In Nigeria, one out of every 18 women dies as a result of childbirth. The country has the second-highest maternal mortality rate in the world.
That’s why the Rotarian Action Group for Population Growth and Sustainable Development targeted the northern Nigerian states of Kaduna and Kano with a pilot program aimed at reducing maternal mortality by preventing and treating obstetric fistula, a serious birth injury. From 2005 until 2010, the project, partly supported by a grant from The Rotary Foundation, reduced maternal death by 60 percent in participating hospitals, reached 1 million women of childbearing age, and repaired obstetric fistulas for 1,500 Nigerian women. (click below to read more)
“We have to empower women, and women cannot be empowered if they can’t make their own choices in antenatal care and child spacing,” says Dr. Robert Zinser, CEO of the Rotarian Action Group for Population Growth and Sustainable Development and member of the Rotary Club of Ludwigshafen-Rheinschanze, Germany.
Zinser has been to Nigeria nearly 20 times to work on maternal and child health projects, including the northern Nigeria pilot focused on the prevention and treatment of fistulas. An obstetric fistula is a birth injury that can cause stillbirth and, in the mother, chronic incontinence, infection, nerve damage, or death. The primary cause is labor that goes on for too long, often for days.
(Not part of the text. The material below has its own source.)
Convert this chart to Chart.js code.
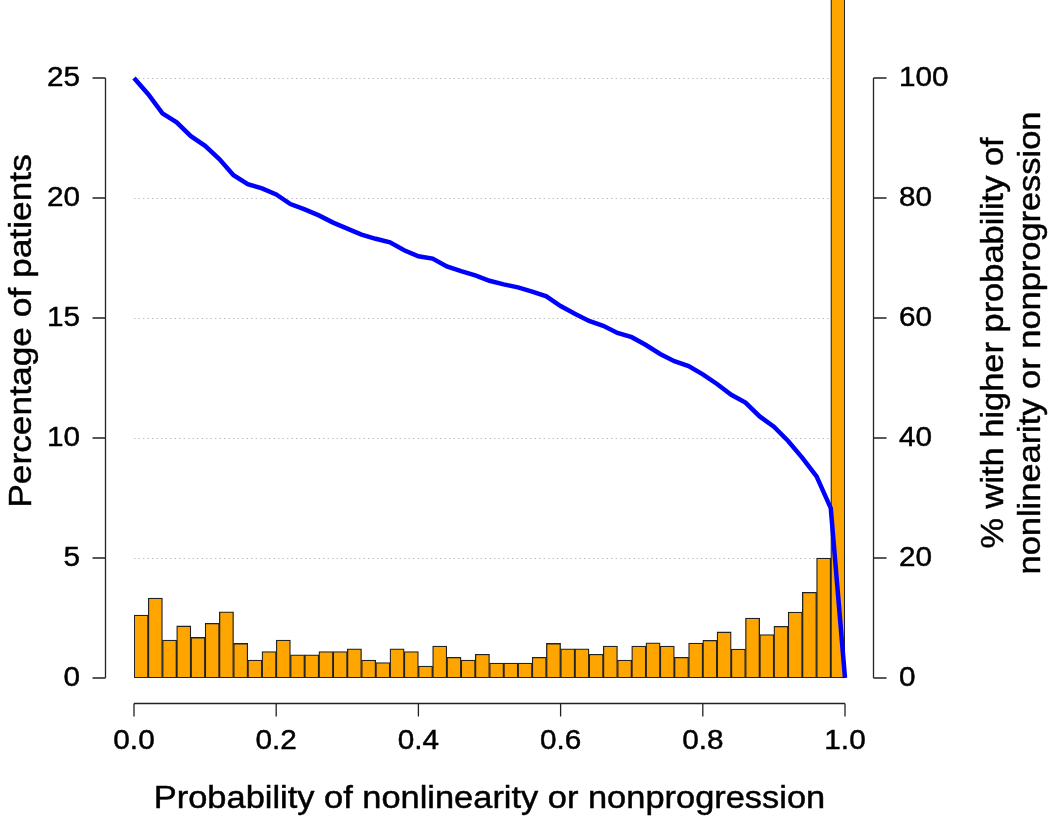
<!DOCTYPE html>
<html lang="en">
<head>
    <meta charset="UTF-8">
    <title>Probability of nonlinearity or nonprogression</title>
    <style>
        body {
            margin: 0;
            padding: 0;
            background: #fff;
        }

        .chart-box {
            width: 1050px;
            height: 819px;
        }
    </style>
    <script src="https://cdn.jsdelivr.net/npm/chart.js"></script>
</head>
<body>
    <div class="chart-box">
        <canvas id="histChart" width="1050" height="819"></canvas>
    </div>
    <script>
        // bin edges of the histogram (width 0.02)
        const binEdges = [
            0.00, 0.02, 0.04, 0.06, 0.08, 0.10, 0.12, 0.14, 0.16, 0.18,
            0.20, 0.22, 0.24, 0.26, 0.28, 0.30, 0.32, 0.34, 0.36, 0.38,
            0.40, 0.42, 0.44, 0.46, 0.48, 0.50, 0.52, 0.54, 0.56, 0.58,
            0.60, 0.62, 0.64, 0.66, 0.68, 0.70, 0.72, 0.74, 0.76, 0.78,
            0.80, 0.82, 0.84, 0.86, 0.88, 0.90, 0.92, 0.94, 0.96, 0.98,
            1.00
        ];

        // percentage of patients in each bin
        const pctPatients = [
            2.62, 3.33, 1.58, 2.17, 1.69, 2.28, 2.76, 1.44, 0.75, 1.10,
            1.58, 0.97, 0.97, 1.10, 1.10, 1.22, 0.75, 0.64, 1.22, 1.10,
            0.50, 1.33, 0.86, 0.75, 0.99, 0.62, 0.62, 0.62, 0.86, 1.44,
            1.22, 1.22, 0.99, 1.33, 0.75, 1.33, 1.47, 1.33, 0.86, 1.46,
            1.57, 1.92, 1.21, 2.50, 1.81, 2.15, 2.75, 3.57, 5.00, 28.3
        ];

        // % with higher probability, at each bin edge
        const pctHigher = [
            100, 97.3, 94.1, 92.6, 90.3, 88.7, 86.5, 83.8, 82.3, 81.6,
            80.6, 79.0, 78.1, 77.1, 75.9, 74.9, 73.9, 73.2, 72.6, 71.3,
            70.3, 69.9, 68.6, 67.8, 67.1, 66.2, 65.6, 65.1, 64.4, 63.6,
            62.0, 60.7, 59.5, 58.7, 57.5, 56.8, 55.5, 54.0, 52.8, 52.0,
            50.6, 49.0, 47.2, 45.9, 43.6, 41.9, 39.5, 36.7, 33.6, 28.3,
            0
        ];

        const xTicks = [0, 0.2, 0.4, 0.6, 0.8, 1.0];
        const xTickLabels = ['0.0', '0.2', '0.4', '0.6', '0.8', '1.0'];
        const leftTicks = [0, 5, 10, 15, 20, 25];
        const rightTicks = [0, 20, 40, 60, 80, 100];
        const gridLines = [5, 10, 15, 20, 25];

        const xTitle = 'Probability of nonlinearity or nonprogression';
        const leftTitle = 'Percentage of patients';
        const rightTitle = ['% with higher probability of', 'nonlinearity or nonprogression'];

        const FONT = "'Liberation Sans', Arial, sans-serif";

        const barData = pctPatients.map((v, i) => ({ x: (binEdges[i] + binEdges[i + 1]) / 2, y: v }));
        const lineData = pctHigher.map((v, i) => ({ x: binEdges[i], y: v }));

        // text a little wider than Arial, with a hairline stroke for weight
        function wideText(ctx, text, x, y, stretch, rot) {
            ctx.save();
            ctx.translate(x, y);
            if (rot) ctx.rotate(rot);
            ctx.scale(stretch, 1);
            ctx.fillText(text, 0, 0);
            ctx.lineWidth = 0.45;
            ctx.strokeStyle = '#000';
            ctx.strokeText(text, 0, 0);
            ctx.restore();
        }

        // R-style axes, drawn from the chart's scales
        const rAxes = {
            id: 'rAxes',
            beforeDatasetsDraw(chart) {
                const { ctx, scales: { x, y } } = chart;
                ctx.save();
                ctx.lineWidth = 1;
                ctx.strokeStyle = '#c0c0c0';
                ctx.setLineDash([1.5, 3]);
                gridLines.forEach(v => {
                    const py = Math.round(y.getPixelForValue(v)) + 0.5;
                    ctx.beginPath();
                    ctx.moveTo(x.getPixelForValue(0), py);
                    ctx.lineTo(x.getPixelForValue(1), py);
                    ctx.stroke();
                });
                ctx.restore();
            },
            afterDatasetsDraw(chart) {
                const { ctx, scales: { x, y } } = chart;
                // dashed baseline at zero
                ctx.save();
                ctx.strokeStyle = '#222';
                ctx.lineWidth = 1;
                ctx.setLineDash([3, 2]);
                const py0 = Math.round(y.getPixelForValue(0)) - 0.5;
                ctx.beginPath();
                ctx.moveTo(x.getPixelForValue(0), py0);
                ctx.lineTo(x.getPixelForValue(1), py0);
                ctx.stroke();
                ctx.restore();
            },
            afterDraw(chart) {
                const { ctx, scales: { x, y, y2 } } = chart;
                ctx.save();
                ctx.strokeStyle = '#222';
                ctx.fillStyle = '#000';
                ctx.lineWidth = 1.3;

                // bottom axis
                const axY = 703.5;
                ctx.beginPath();
                ctx.moveTo(x.getPixelForValue(xTicks[0]), axY);
                ctx.lineTo(x.getPixelForValue(xTicks[xTicks.length - 1]), axY);
                xTicks.forEach(t => {
                    const px = x.getPixelForValue(t);
                    ctx.moveTo(px, axY);
                    ctx.lineTo(px, axY + 13);
                });
                ctx.stroke();
                ctx.font = '27px ' + FONT;
                ctx.textAlign = 'center';
                ctx.textBaseline = 'alphabetic';
                xTicks.forEach((t, i) => {
                    wideText(ctx, xTickLabels[i], x.getPixelForValue(t), 749, 1.1);
                });
                ctx.font = '31px ' + FONT;
                wideText(ctx, xTitle, (x.left + x.right) / 2, 808, 1.11);

                // left axis
                ctx.strokeStyle = '#222';
                ctx.lineWidth = 1.3;
                const axL = 105.5;
                ctx.beginPath();
                ctx.moveTo(axL, y.getPixelForValue(leftTicks[0]));
                ctx.lineTo(axL, y.getPixelForValue(leftTicks[leftTicks.length - 1]));
                leftTicks.forEach(t => {
                    const py = y.getPixelForValue(t);
                    ctx.moveTo(axL, py);
                    ctx.lineTo(axL - 13, py);
                });
                ctx.stroke();
                ctx.font = '27px ' + FONT;
                ctx.textAlign = 'right';
                ctx.textBaseline = 'middle';
                leftTicks.forEach(t => {
                    wideText(ctx, String(t), 80, y.getPixelForValue(t) + 1, 1.1);
                });

                // right axis
                ctx.strokeStyle = '#222';
                ctx.lineWidth = 1.3;
                const axR = 873.5;
                ctx.beginPath();
                ctx.moveTo(axR, y2.getPixelForValue(rightTicks[0]));
                ctx.lineTo(axR, y2.getPixelForValue(rightTicks[rightTicks.length - 1]));
                rightTicks.forEach(t => {
                    const py = y2.getPixelForValue(t);
                    ctx.moveTo(axR, py);
                    ctx.lineTo(axR + 13, py);
                });
                ctx.stroke();
                ctx.textAlign = 'left';
                rightTicks.forEach(t => {
                    wideText(ctx, String(t), 899, y2.getPixelForValue(t) + 1, 1.1);
                });

                // rotated titles
                const midY = (y.top + y.bottom) / 2;
                ctx.font = '31px ' + FONT;
                ctx.textAlign = 'center';
                ctx.textBaseline = 'middle';
                wideText(ctx, leftTitle, 22, midY - 8, 1.14, -Math.PI / 2);
                wideText(ctx, rightTitle[0], 994, midY + 4, 1.11, -Math.PI / 2);
                wideText(ctx, rightTitle[1], 1031, midY + 4, 1.11, -Math.PI / 2);

                ctx.restore();
            }
        };

        const ctx = document.getElementById('histChart').getContext('2d');
        const histChart = new Chart(ctx, {
            data: {
                datasets: [{
                    type: 'line',
                    label: '% with higher probability',
                    data: lineData,
                    yAxisID: 'y2',
                    borderColor: '#0000ff',
                    borderWidth: 4.5,
                    pointRadius: 0,
                    tension: 0,
                    fill: false,
                    clip: false,
                    order: 0
                }, {
                    type: 'bar',
                    label: 'Percentage of patients',
                    data: barData,
                    yAxisID: 'y',
                    backgroundColor: '#ffa500',
                    borderColor: '#222',
                    borderWidth: 1.3,
                    borderSkipped: false,
                    barPercentage: 1,
                    categoryPercentage: 1,
                    grouped: false,
                    order: 1
                }]
            },
            options: {
                responsive: false,
                animation: false,
                layout: {
                    padding: { left: 134, right: 205, top: 0, bottom: 141 }
                },
                plugins: {
                    legend: { display: false },
                    tooltip: { enabled: false }
                },
                scales: {
                    x: {
                        type: 'linear',
                        min: 0,
                        max: 1,
                        offset: false,
                        display: false
                    },
                    y: {
                        type: 'linear',
                        min: 0,
                        max: 28.25,
                        display: false
                    },
                    y2: {
                        type: 'linear',
                        min: 0,
                        max: 113,
                        display: false
                    }
                }
            },
            plugins: [rAxes]
        });
    </script>
</body>
</html>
Because 70 percent of Nigerian women deliver at home, often without access to proper medical care, long labors that would be prevented in the developed world are more common.
According to the World Health Organization, “prevention is the key,” Zinser says. “We insisted on a comprehensive approach of better antenatal care” that includes training, equipment, quality, hygiene, and benchmarking.
The project also included surgery to repair damage from fistula. Many women with the injury don’t know it can be repaired, so Rotarians created a series of radio programs that explained the condition, its causes, and the available treatment.
“People listened, and village women found out their fistulas could be repaired at the Rotary center. We repaired 1,500 fistulas, 500 more than our goal,” Zinser says.
The action group is now preparing to replicate the project in the states of Abuja and Onoda, with plans to eventually establish the model in other central and southern Nigeria states.
Zinser is adamant that the project can be implemented in other areas with high maternal mortality. “We must save the mothers so that the mothers can save the world,” he says.